It is early afternoon and most of the people walking to the Weser Stadion on this sunny Saturday are in a good mood. Most of them are drinking. After all, it’s Saturday – AND football. The vendors on the way to the stadium are selling beer for 2€. Not cheap, but a good deal in Germany. A perfect way to stay hydrated.
One last run to the beer stand. The game begins.
We’re sitting in the perfect spot. Expensive tickets, yes. But when do you ever go watch a game? I traveled all weekend from Sweden to spend this day with my sick father. A belated birthday present. He is excited.
The stadium is sold out. 41,000 people. Mostly men. A few women. A couple of kids.
The opponent misses a shot. A man in his 50s, sitting right behind us with a bunch of friends, yells ‘he can’t play for shit – and he’s black on top of that’. Everyone around him laughs. One of them leaves to get more beer.
The man next to my father keeps spilling his liquid gold on the woman sitting in front of him whenever he gets excited. He gets excited a lot. She laughs it off a couple of times but after the third time, you can see she is getting annoyed. She doesn’t complain. This is football. People get drunk. It’s always been like that.
A younger guy, clearly intoxicated and sitting a few rows further down, waves his beer around trying to get the attention of someone on the other side of the block. No one acknowledges him. Strangers all around him yell at him to ‘shut the fuck up and sit down’. He is in his own world.
The referee decides in favour of the opponent.
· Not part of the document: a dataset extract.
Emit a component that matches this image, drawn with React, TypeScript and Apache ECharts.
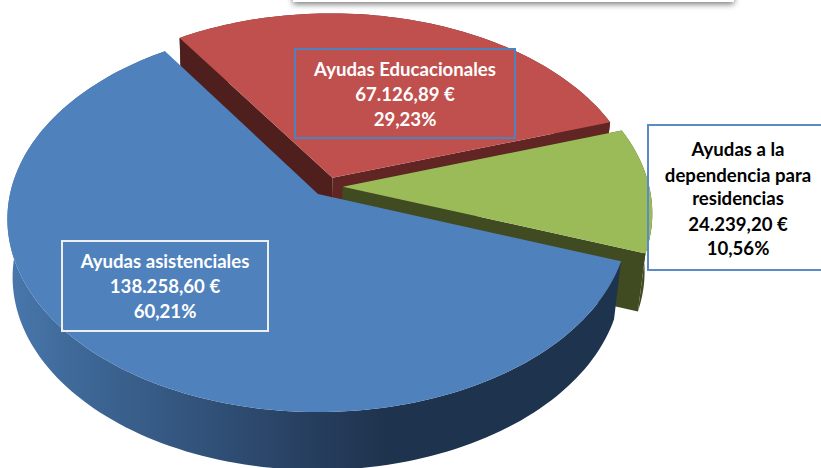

According to the group behind us, he is a ‘homo’. And he needs to hear it. In fact, everyone should hear it. They keep screaming the word over and over again. No one says anything. A little boy is sitting next to us just a couple of seats to the left. A few minutes later, someone else, sitting a couple of rows in front of us, reminds the referee one more time, that homosexuality and football don’t go together.
The black player misses a simple pass. He is maybe 50m away from us and the man sitting right behind me feels the need to scream ‘nigga’. Not once. Twice. The old man, probably 90 years old, next to me laughs – ‘nigga’, he repeats and giggles into his Werder scarf.
An announcement asks people not to smoke during the game. One of the men behind us calls the announcer a ‘stupid cunt’ and lights up his cigarette. Tough guy. His friend leaves to fetch more beer.
The game is over. Werder Bremen wins after four consecutive losses. ‘I can’t wait for the next home match’, one of the men says. ‘Let’s go celebrate! The next round is on me’.
On Monday, they will return to their boring jobs where they must behave. No ‘niggas, homos and cunts’. At least football doesn’t judge them. Football is still football. Football has their backs.